> _Collected data_:

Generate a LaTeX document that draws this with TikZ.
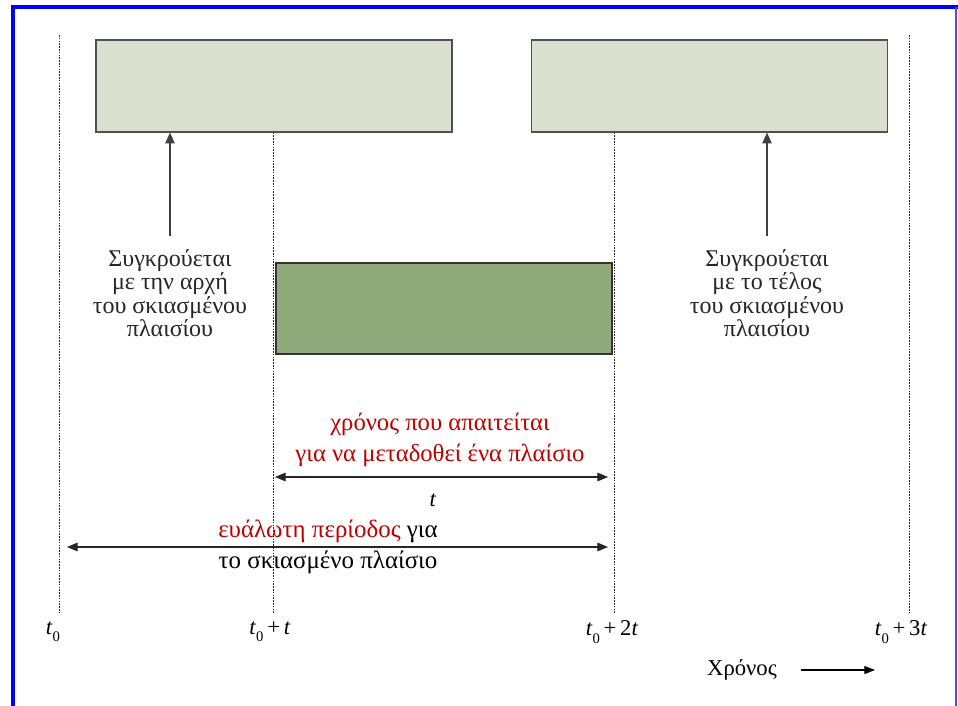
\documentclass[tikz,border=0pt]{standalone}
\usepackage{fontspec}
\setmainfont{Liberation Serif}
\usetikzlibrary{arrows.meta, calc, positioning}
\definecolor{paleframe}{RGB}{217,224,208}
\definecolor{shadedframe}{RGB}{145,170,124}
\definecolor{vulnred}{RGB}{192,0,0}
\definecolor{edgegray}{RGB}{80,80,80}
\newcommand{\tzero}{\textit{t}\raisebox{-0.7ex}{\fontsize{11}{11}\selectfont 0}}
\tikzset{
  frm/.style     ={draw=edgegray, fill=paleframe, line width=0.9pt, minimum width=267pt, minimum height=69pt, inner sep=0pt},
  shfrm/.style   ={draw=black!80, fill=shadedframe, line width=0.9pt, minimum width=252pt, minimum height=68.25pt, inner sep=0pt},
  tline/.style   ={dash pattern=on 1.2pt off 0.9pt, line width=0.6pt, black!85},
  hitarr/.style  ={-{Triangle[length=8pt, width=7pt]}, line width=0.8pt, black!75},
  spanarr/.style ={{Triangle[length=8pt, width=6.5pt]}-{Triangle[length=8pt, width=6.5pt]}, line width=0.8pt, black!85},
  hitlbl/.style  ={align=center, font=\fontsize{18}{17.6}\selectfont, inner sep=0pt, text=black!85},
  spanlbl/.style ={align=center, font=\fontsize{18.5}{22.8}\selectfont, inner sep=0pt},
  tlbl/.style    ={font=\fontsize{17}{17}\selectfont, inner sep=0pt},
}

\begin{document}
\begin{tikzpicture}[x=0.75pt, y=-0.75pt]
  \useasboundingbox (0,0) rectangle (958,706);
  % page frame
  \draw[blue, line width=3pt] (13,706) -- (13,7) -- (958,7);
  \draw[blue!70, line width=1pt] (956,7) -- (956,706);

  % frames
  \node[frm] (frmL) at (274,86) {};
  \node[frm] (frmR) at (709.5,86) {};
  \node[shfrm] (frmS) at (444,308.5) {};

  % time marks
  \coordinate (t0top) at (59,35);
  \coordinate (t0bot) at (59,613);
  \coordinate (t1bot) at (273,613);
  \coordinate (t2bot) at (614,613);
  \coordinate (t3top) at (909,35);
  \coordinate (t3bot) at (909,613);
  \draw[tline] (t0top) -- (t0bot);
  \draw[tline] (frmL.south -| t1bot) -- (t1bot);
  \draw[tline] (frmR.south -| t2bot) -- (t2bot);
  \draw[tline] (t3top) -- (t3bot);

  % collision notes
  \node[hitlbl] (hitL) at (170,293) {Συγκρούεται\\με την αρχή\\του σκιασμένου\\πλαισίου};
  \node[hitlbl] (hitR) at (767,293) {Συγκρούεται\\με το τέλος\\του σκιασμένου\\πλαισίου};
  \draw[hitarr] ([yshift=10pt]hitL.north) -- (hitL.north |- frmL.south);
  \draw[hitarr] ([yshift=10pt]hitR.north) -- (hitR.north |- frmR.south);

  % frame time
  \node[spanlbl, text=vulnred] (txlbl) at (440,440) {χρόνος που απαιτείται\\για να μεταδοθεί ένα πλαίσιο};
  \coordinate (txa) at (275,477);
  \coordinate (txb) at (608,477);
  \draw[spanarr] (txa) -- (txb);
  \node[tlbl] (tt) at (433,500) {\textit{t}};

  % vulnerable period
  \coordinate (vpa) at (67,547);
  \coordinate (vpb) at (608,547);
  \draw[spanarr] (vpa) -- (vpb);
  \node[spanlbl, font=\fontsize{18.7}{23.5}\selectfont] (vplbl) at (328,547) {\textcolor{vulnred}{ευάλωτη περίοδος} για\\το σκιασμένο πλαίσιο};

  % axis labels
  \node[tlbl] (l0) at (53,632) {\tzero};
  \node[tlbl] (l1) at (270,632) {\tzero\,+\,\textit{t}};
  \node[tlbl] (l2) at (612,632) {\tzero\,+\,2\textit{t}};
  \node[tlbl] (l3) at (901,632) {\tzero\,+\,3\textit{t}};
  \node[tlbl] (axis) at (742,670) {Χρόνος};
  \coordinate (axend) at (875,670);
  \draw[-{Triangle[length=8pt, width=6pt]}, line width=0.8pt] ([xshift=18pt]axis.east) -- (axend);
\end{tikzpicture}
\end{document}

> _Work to complete_: Copy out all the data without changing anything, and drop the pictures.

> _Solution to this exercise_:
Generate a LaTeX document that draws this with TikZ.
\documentclass[tikz,border=0pt]{standalone}
\usepackage{fontspec}
\setmainfont{Liberation Serif}
\usetikzlibrary{arrows.meta, calc, positioning}
\definecolor{paleframe}{RGB}{217,224,208}
\definecolor{shadedframe}{RGB}{145,170,124}
\definecolor{vulnred}{RGB}{192,0,0}
\definecolor{edgegray}{RGB}{80,80,80}
\newcommand{\tzero}{\textit{t}\raisebox{-0.7ex}{\fontsize{11}{11}\selectfont 0}}
\tikzset{
  frm/.style     ={draw=edgegray, fill=paleframe, line width=0.9pt, minimum width=267pt, minimum height=69pt, inner sep=0pt},
  shfrm/.style   ={draw=black!80, fill=shadedframe, line width=0.9pt, minimum width=252pt, minimum height=68.25pt, inner sep=0pt},
  tline/.style   ={dash pattern=on 1.2pt off 0.9pt, line width=0.6pt, black!85},
  hitarr/.style  ={-{Triangle[length=8pt, width=7pt]}, line width=0.8pt, black!75},
  spanarr/.style ={{Triangle[length=8pt, width=6.5pt]}-{Triangle[length=8pt, width=6.5pt]}, line width=0.8pt, black!85},
  hitlbl/.style  ={align=center, font=\fontsize{18}{17.6}\selectfont, inner sep=0pt, text=black!85},
  spanlbl/.style ={align=center, font=\fontsize{18.5}{22.8}\selectfont, inner sep=0pt},
  tlbl/.style    ={font=\fontsize{17}{17}\selectfont, inner sep=0pt},
}

\begin{document}
\begin{tikzpicture}[x=0.75pt, y=-0.75pt]
  \useasboundingbox (0,0) rectangle (958,706);
  % page frame
  \draw[blue, line width=3pt] (13,706) -- (13,7) -- (958,7);
  \draw[blue!70, line width=1pt] (956,7) -- (956,706);

  % frames
  \node[frm] (frmL) at (274,86) {};
  \node[frm] (frmR) at (709.5,86) {};
  \node[shfrm] (frmS) at (444,308.5) {};

  % time marks
  \coordinate (t0top) at (59,35);
  \coordinate (t0bot) at (59,613);
  \coordinate (t1bot) at (273,613);
  \coordinate (t2bot) at (614,613);
  \coordinate (t3top) at (909,35);
  \coordinate (t3bot) at (909,613);
  \draw[tline] (t0top) -- (t0bot);
  \draw[tline] (frmL.south -| t1bot) -- (t1bot);
  \draw[tline] (frmR.south -| t2bot) -- (t2bot);
  \draw[tline] (t3top) -- (t3bot);

  % collision notes
  \node[hitlbl] (hitL) at (170,293) {Συγκρούεται\\με την αρχή\\του σκιασμένου\\πλαισίου};
  \node[hitlbl] (hitR) at (767,293) {Συγκρούεται\\με το τέλος\\του σκιασμένου\\πλαισίου};
  \draw[hitarr] ([yshift=10pt]hitL.north) -- (hitL.north |- frmL.south);
  \draw[hitarr] ([yshift=10pt]hitR.north) -- (hitR.north |- frmR.south);

  % frame time
  \node[spanlbl, text=vulnred] (txlbl) at (440,440) {χρόνος που απαιτείται\\για να μεταδοθεί ένα πλαίσιο};
  \coordinate (txa) at (275,477);
  \coordinate (txb) at (608,477);
  \draw[spanarr] (txa) -- (txb);
  \node[tlbl] (tt) at (433,500) {\textit{t}};

  % vulnerable period
  \coordinate (vpa) at (67,547);
  \coordinate (vpb) at (608,547);
  \draw[spanarr] (vpa) -- (vpb);
  \node[spanlbl, font=\fontsize{18.7}{23.5}\selectfont] (vplbl) at (328,547) {\textcolor{vulnred}{ευάλωτη περίοδος} για\\το σκιασμένο πλαίσιο};

  % axis labels
  \node[tlbl] (l0) at (53,632) {\tzero};
  \node[tlbl] (l1) at (270,632) {\tzero\,+\,\textit{t}};
  \node[tlbl] (l2) at (612,632) {\tzero\,+\,2\textit{t}};
  \node[tlbl] (l3) at (901,632) {\tzero\,+\,3\textit{t}};
  \node[tlbl] (axis) at (742,670) {Χρόνος};
  \coordinate (axend) at (875,670);
  \draw[-{Triangle[length=8pt, width=6pt]}, line width=0.8pt] ([xshift=18pt]axis.east) -- (axend);
\end{tikzpicture}
\end{document}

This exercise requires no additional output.